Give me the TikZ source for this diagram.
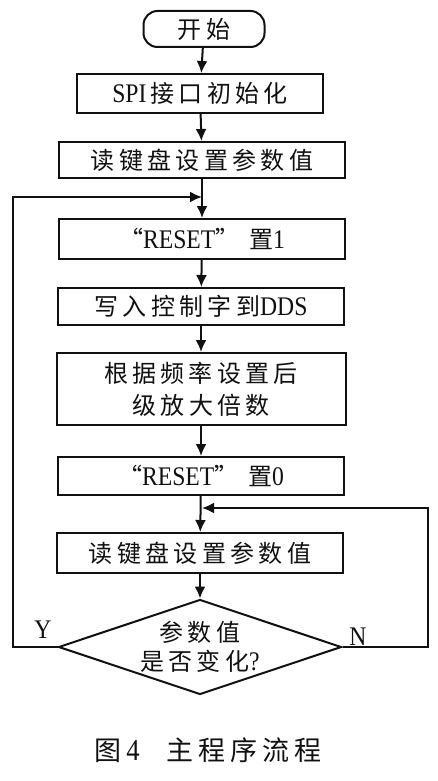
\documentclass[tikz,border=0pt]{standalone}
\usepackage{fontspec}
\usetikzlibrary{positioning,arrows.meta,shapes.geometric,calc}
\setmainfont{Liberation Serif}[FakeStretch=0.9]
\newfontfamily\cjk{Noto Sans CJK SC}[LetterSpace=18]
\newfontfamily\lat{Liberation Serif}[FakeStretch=0.88,Scale=1.12]
\definecolor{flowInk}{HTML}{111111}

\begin{document}
\begin{tikzpicture}[x=1pt,y=-1pt,line width=2pt,flowInk,
      font=\fontsize{24}{32}\selectfont\cjk,
      proc/.style={draw=flowInk,fill=white,align=center,minimum width=286pt,minimum height=38pt,inner sep=0pt},
      term/.style={draw=flowInk,rounded corners=14pt,minimum width=121pt,minimum height=36pt,inner sep=0pt},
      decide/.style={draw=flowInk,diamond,aspect=3,minimum width=283pt,minimum height=95pt,inner sep=0pt,align=center},
      flow/.style={-{Latex[length=12pt,width=11pt]},draw=flowInk}]
      \useasboundingbox (0,0) rectangle (438,781);
      \node[term] (start) at (204,29) {开始};
      \node[proc,minimum width=246pt,minimum height=39pt] (spi) at (200,93.5) {{\lat SPI}\,接口初始化};
      \node[proc,minimum height=36pt] (read1) at (202,160) {读键盘设置参数值};
      \node[proc,minimum height=40pt] (reset1) at (202,239) {“{\lat RESET}” 置{\lat 1}};
      \node[proc,minimum height=37pt] (dds) at (201,306.5) {写入控制字到{\lat DDS}};
      \node[proc,minimum width=289pt,minimum height=72pt] (amp) at (201,389) {根据频率设置后\\级放大倍数};
      \node[proc,minimum height=38pt] (reset0) at (201,476) {“{\lat RESET}” 置{\lat 0}};
      \node[proc,minimum height=40pt] (read2) at (200,553) {读键盘设置参数值};
      \node[decide] (chg) at (200,647) {参数值\\[-3pt]是否变化{\lat ?}};
      \coordinate (jl) at (202,197);
      \coordinate (jr) at (202,508);
      \coordinate (cl) at (13,647);
      \coordinate (cr) at (428,647);
      \node[font=\fontsize{24}{30}\selectfont\lat] (yes) at (43,630) {Y};
      \node[font=\fontsize{24}{30}\selectfont\lat] (no) at (358,637) {N};
      \node[font=\fontsize{27}{32}\selectfont\cjk] (cap) at (208,750) {图\,{\lat 4}\quad 主程序流程};
      \draw[flow] (start)--(spi);
      \draw[flow] (spi)--(read1);
      \draw[flow] (read1)--(reset1);
      \draw[flow] (reset1)--(dds);
      \draw[flow] (dds)--(amp);
      \draw[flow] (amp)--(reset0);
      \draw[flow] (reset0)--(read2);
      \draw[flow] (read2)--(chg);
      \draw[flow] (chg.west)--(cl)--(cl|-jl)--(jl);
      \draw[flow] (chg.east)--(cr)--(cr|-jr)--(jr);
    \end{tikzpicture}
\end{document}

▬▬▬▬▬▬▬▬▬▬

WORK TO DO:
Write out the whole listing again, exactly, with no pictures.

EXERCISE RESPONSE:
Give me the TikZ source for this diagram.
\documentclass[tikz,border=0pt]{standalone}
\usepackage{fontspec}
\usetikzlibrary{positioning,arrows.meta,shapes.geometric,calc}
\setmainfont{Liberation Serif}[FakeStretch=0.9]
\newfontfamily\cjk{Noto Sans CJK SC}[LetterSpace=18]
\newfontfamily\lat{Liberation Serif}[FakeStretch=0.88,Scale=1.12]
\definecolor{flowInk}{HTML}{111111}

\begin{document}
\begin{tikzpicture}[x=1pt,y=-1pt,line width=2pt,flowInk,
      font=\fontsize{24}{32}\selectfont\cjk,
      proc/.style={draw=flowInk,fill=white,align=center,minimum width=286pt,minimum height=38pt,inner sep=0pt},
      term/.style={draw=flowInk,rounded corners=14pt,minimum width=121pt,minimum height=36pt,inner sep=0pt},
      decide/.style={draw=flowInk,diamond,aspect=3,minimum width=283pt,minimum height=95pt,inner sep=0pt,align=center},
      flow/.style={-{Latex[length=12pt,width=11pt]},draw=flowInk}]
      \useasboundingbox (0,0) rectangle (438,781);
      \node[term] (start) at (204,29) {开始};
      \node[proc,minimum width=246pt,minimum height=39pt] (spi) at (200,93.5) {{\lat SPI}\,接口初始化};
      \node[proc,minimum height=36pt] (read1) at (202,160) {读键盘设置参数值};
      \node[proc,minimum height=40pt] (reset1) at (202,239) {“{\lat RESET}” 置{\lat 1}};
      \node[proc,minimum height=37pt] (dds) at (201,306.5) {写入控制字到{\lat DDS}};
      \node[proc,minimum width=289pt,minimum height=72pt] (amp) at (201,389) {根据频率设置后\\级放大倍数};
      \node[proc,minimum height=38pt] (reset0) at (201,476) {“{\lat RESET}” 置{\lat 0}};
      \node[proc,minimum height=40pt] (read2) at (200,553) {读键盘设置参数值};
      \node[decide] (chg) at (200,647) {参数值\\[-3pt]是否变化{\lat ?}};
      \coordinate (jl) at (202,197);
      \coordinate (jr) at (202,508);
      \coordinate (cl) at (13,647);
      \coordinate (cr) at (428,647);
      \node[font=\fontsize{24}{30}\selectfont\lat] (yes) at (43,630) {Y};
      \node[font=\fontsize{24}{30}\selectfont\lat] (no) at (358,637) {N};
      \node[font=\fontsize{27}{32}\selectfont\cjk] (cap) at (208,750) {图\,{\lat 4}\quad 主程序流程};
      \draw[flow] (start)--(spi);
      \draw[flow] (spi)--(read1);
      \draw[flow] (read1)--(reset1);
      \draw[flow] (reset1)--(dds);
      \draw[flow] (dds)--(amp);
      \draw[flow] (amp)--(reset0);
      \draw[flow] (reset0)--(read2);
      \draw[flow] (read2)--(chg);
      \draw[flow] (chg.west)--(cl)--(cl|-jl)--(jl);
      \draw[flow] (chg.east)--(cr)--(cr|-jr)--(jr);
    \end{tikzpicture}
\end{document}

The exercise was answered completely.